Pourquoi devrait-il cesser de lire Tintin tous les étés dans le Vercors avec ses tantes et sa mère qui inonde son chou bidou de SMS et se soucier d’être encore puceau à dix-neuf ans – d'ailleurs, plutôt garçon ou fille ? Quelle utilité d’être abonné à des groupes sur WhatsApps – son pire cauchemar – si c’est pour ne rien dire ? Pourquoi chercher la compagnie des autres si l’on se sent bien que solitaire, quitte à passer son nouvel an seul aux feux rouges ?
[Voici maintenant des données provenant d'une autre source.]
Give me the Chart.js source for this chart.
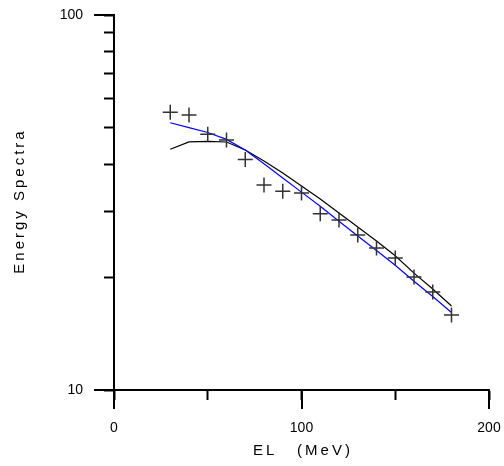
<!DOCTYPE html>
<html>
<head>
<meta charset="utf-8">
<script src="https://cdn.jsdelivr.net/npm/chart.js@4/dist/chart.umd.min.js"></script>
<style>
  html, body { margin: 0; padding: 0; background: #fff; }
  #wrap { width: 504px; height: 466px; }
</style>
</head>
<body>
<div id="wrap"><canvas id="c" width="504" height="466"></canvas></div>
<script>
// ---- data ----
const energies   = [30, 40, 50, 60, 70, 80, 90, 100, 110, 120, 130, 140, 150, 160, 170, 180];
const measured   = [55.0, 54.1, 48.1, 46.4, 41.2, 35.2, 33.9, 33.5, 29.5, 28.4, 25.9, 23.9, 22.5, 20.0, 18.25, 15.85];
const calcBlack  = [43.85, 45.9, 46.0, 45.85, 43.65, 40.8, 37.9, 35.0, 32.3, 29.65, 27.2, 24.96, 22.8, 20.5, 18.6, 16.75];
const calcBlue   = [51.6, 50.1, 48.6, 46.6, 43.65, 40.1, 36.75, 33.7, 30.9, 28.2, 25.75, 23.55, 21.5, 19.5, 17.75, 16.1];

const xTicks      = [0, 50, 100, 150, 200];
const xTickLabels = ['0', '', '100', '', '200'];
const xMajor      = [0, 100, 200];
const yTicks      = [10, 20, 30, 40, 50, 60, 70, 80, 90, 100];
const yMajor      = [10, 100];

const TS = '\u2009';
const xTitle = ['E','L'].join(TS) + TS + '    ' + TS + ['(', 'M', 'e', 'V', ')'].join(TS);
const yTitle = ['E','n','e','r','g','y'].join(TS) + TS + ' ' + TS + ['S','p','e','c','t','r','a'].join(TS);

const pts = (xs, ys) => xs.map((x, i) => ({ x: x, y: ys[i] }));

const bigTicks = {
  id: 'bigTicks',
  afterDraw(chart) {
    const { ctx, scales: { x, y } } = chart;
    ctx.save();
    ctx.strokeStyle = '#000';
    ctx.lineWidth = 2;
    ctx.beginPath();
    xMajor.forEach(v => {
      const px = Math.round(x.getPixelForValue(v));
      ctx.moveTo(px, y.bottom);
      ctx.lineTo(px, y.bottom + 19);
    });
    yMajor.forEach(v => {
      const py = Math.round(y.getPixelForValue(v));
      ctx.moveTo(x.left, py);
      ctx.lineTo(x.left - 20, py);
    });
    ctx.stroke();
    ctx.restore();
  }
};

const FONT = "'Liberation Sans', Arial, sans-serif";

new Chart(document.getElementById('c'), {
  type: 'scatter',
  data: {
    datasets: [
      {
        label: 'measured',
        data: pts(energies, measured),
        showLine: false,
        pointStyle: 'cross',
        pointRadius: 7.5,
        pointBorderWidth: 1.5,
        borderColor: '#333',
        backgroundColor: '#333',
        order: 1
      },
      {
        label: 'calc black',
        data: pts(energies, calcBlack),
        showLine: true,
        borderColor: '#000',
        borderWidth: 1.2,
        pointRadius: 0,
        tension: 0,
        order: 3
      },
      {
        label: 'calc blue',
        data: pts(energies, calcBlue),
        showLine: true,
        borderColor: '#0000ff',
        borderWidth: 1.2,
        pointRadius: 0,
        tension: 0,
        order: 2
      }
    ]
  },
  options: {
    responsive: false,
    devicePixelRatio: 1,
    animation: false,
    layout: { padding: { top: 15, right: 15, left: 0, bottom: 0 } },
    plugins: { legend: { display: false }, tooltip: { enabled: false } },
    scales: {
      x: {
        type: 'linear',
        min: 0, max: 200,
        afterBuildTicks: s => { s.ticks = xTicks.map(v => ({ value: v })); },
        afterFit: s => { s.height = 76; s.paddingLeft = 0; s.paddingRight = 0; },
        ticks: {
          autoSkip: false,
          maxRotation: 0,
          padding: 20,
          color: '#000',
          font: { family: FONT, size: 14 },
          callback: (v) => { const i = xTicks.indexOf(v); return i >= 0 ? xTickLabels[i] : ''; }
        },
        grid: { display: true, drawOnChartArea: false, drawTicks: true, tickLength: 10, tickWidth: 2, tickColor: '#000' },
        border: { display: true, color: '#000', width: 2 },
        title: {
          display: true,
          text: xTitle,
          color: '#000',
          font: { family: FONT, size: 15 },
          padding: { top: 0, bottom: 6 }
        }
      },
      y: {
        type: 'logarithmic',
        min: 10, max: 100,
        afterBuildTicks: s => { s.ticks = yTicks.map(v => ({ value: v, major: yMajor.includes(v) })); },
        afterFit: s => { s.width = 114; s.paddingTop = 0; s.paddingBottom = 0; },
        ticks: {
          autoSkip: false,
          padding: 21,
          color: '#000',
          font: { family: FONT, size: 14 },
          callback: (v) => (yMajor.includes(v) ? String(v) : '')
        },
        grid: { display: true, drawOnChartArea: false, drawTicks: true, tickLength: 10, tickWidth: 2, tickColor: '#000' },
        border: { display: true, color: '#000', width: 2 },
        title: {
          display: true,
          text: yTitle,
          color: '#000',
          font: { family: FONT, size: 15 },
          padding: { top: 11, bottom: 0 }
        }
      }
    }
  },
  plugins: [bigTicks]
});
</script>
</body>
</html>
On le tanne, il faut qu’il fréquente des gens de son âge, comme si les jeunes étaient des gens différents, une humanité meilleure, alors que ce sont évidemment autant des salopards que les vieux. Une session en Russie lui offrira sa première fois mais de retour à Paris, il ne peut se résoudre à entrer dans le moule de ses pairs, tous ces gens qui ne parlent plus que de séries, qui ne font plus que regarder des séries. Et le pire c’est qu’ils vont bientôt tous se mettre à avoir des gosses ! Ça va être un enfer. il va falloir les regarder naître les uns après les autres.
Il postulera à des trucs absurdes évitant ainsi d’être pris, sauf à ce stage dans un ministère qui l’envoie à Bruxelles pour une énième commission afin de participer à la rédaction d’une déclaration commune, laquelle, après une journée de débats pour quatre malheureuses pages, n’est reprise par aucun média, mais qu’importe, ce n’est pas ça qui comptait (sic).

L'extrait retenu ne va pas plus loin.